For many people, seeing the Nutcracker is an annual tradition. Many of the dancers I've interviewed over the years have said it wouldn't feel like the holidays to them if they weren't participating in The Nutcracker in some form or another.
Despite the multitude of shows that I attend each year and despite having a husband who loves the ballet and used to treat me on Valentine's Day with tickets, I had never actually seen the Nutcracker. Not until this past Sunday, that is.
On Sunday afternoon, our whole family headed off to the Wharton through the snow-bedecked skies to where the Children's Ballet Theatre was performing Tchaikovsky's classic ballet. It was an amazing experience and I was enchanted and moved.

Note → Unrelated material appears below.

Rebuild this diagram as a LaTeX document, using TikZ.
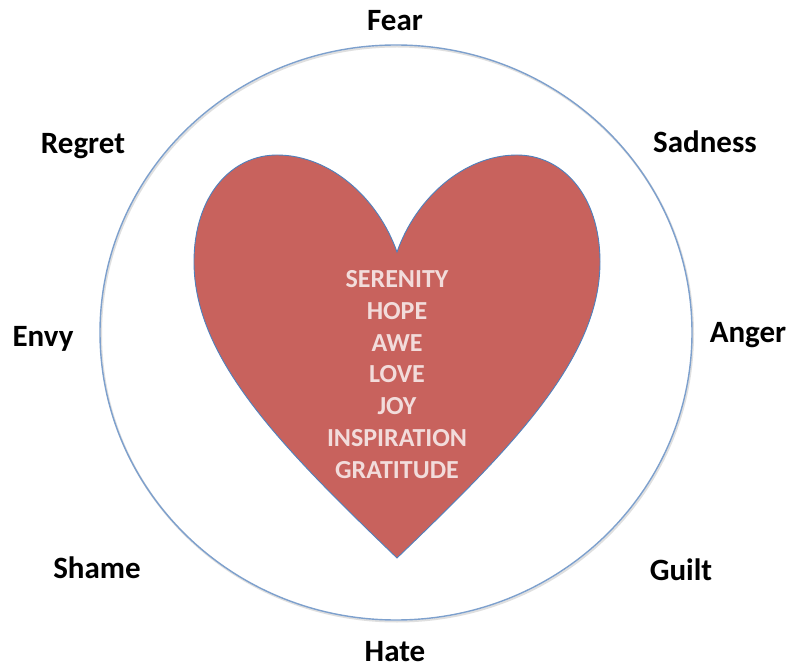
\documentclass[tikz,border=0pt]{standalone}
\usepackage{fontspec}
\setmainfont{Carlito}
\definecolor{heartred}{RGB}{200,98,93}
\definecolor{heartline}{RGB}{79,129,189}
\definecolor{ringblue}{RGB}{125,160,205}
\definecolor{heartText}{RGB}{242,220,219}
\begin{document}
\begin{tikzpicture}[x=1pt,y=-1pt,
  outer/.style={font=\fontsize{31}{37}\selectfont\bfseries, text=black, anchor=base, inner sep=0pt},
  inner/.style={font=\fontsize{26}{31.7}\selectfont\bfseries, text=heartText, align=center, anchor=base, inner sep=0pt}]
\useasboundingbox (0,0) rectangle (790,668);
\fill[white] (0,0) rectangle (790,668);
% outer ring (with soft shadow)
\draw[gray!25, line width=2pt] (397,334) ellipse [x radius=296, y radius=287.5];
\draw[ringblue, line width=1.4pt] (396,332.5) ellipse [x radius=296, y radius=287.5];
% heart
\draw[heartline, line width=0.9pt, fill=heartred]
  (397,558) .. controls (285,450) and (194,360) .. (194,262)
  .. controls (194,195) and (232,155) .. (277,155)
  .. controls (330,155) and (378,198) .. (397,252)
  .. controls (416,198) and (464,155) .. (517,155)
  .. controls (562,155) and (600,195) .. (600,262)
  .. controls (600,360) and (509,450) .. (397,558) -- cycle;
% heart text
\node[inner] (emo) at (397,478) {SERENITY\\HOPE\\AWE\\LOVE\\JOY\\INSPIRATION\\GRATITUDE};
% outer labels
\node[outer] (fear) at (395,31) {Fear};
\node[outer] (regret) at (83,154) {Regret};
\node[outer] (sadness) at (705,153) {Sadness};
\node[outer] (envy) at (43,346) {Envy};
\node[outer] (anger) at (748,343) {Anger};
\node[outer] (shame) at (97,578) {Shame};
\node[outer] (guilt) at (681,580) {Guilt};
\node[outer] (hate) at (395,661) {Hate};
\end{tikzpicture}
\end{document}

Indeed, there were points I was so swept away by the beauty of it all that I was moved to tears. Nor was I the only one in my family who had that experience.
Afterward, I found myself wondering what a different world we might have if everyone were able to experience live something of such breathtaking beauty for at least two hours every week. We often consider the arts as a luxurious expendable. Something "extra." Certainly that has been our civic policy.
Yet, few will argue against the benefits of art and research continues to show new benefits to art--whether it is that those who listen to classical music regularly live longer and have healthier hearts or whether it is that high school students who participate in a single school theatrical production are substantially less likely to be racist than their peers.
So as people continue to predict that the economic times are going to worsen, what can we do to keep arts alive in our lives? How can we make sure that as we meet our physical needs that we are also meeting our emotional and spiritual needs?
The arts enrich our lives. They are not, though, a luxury.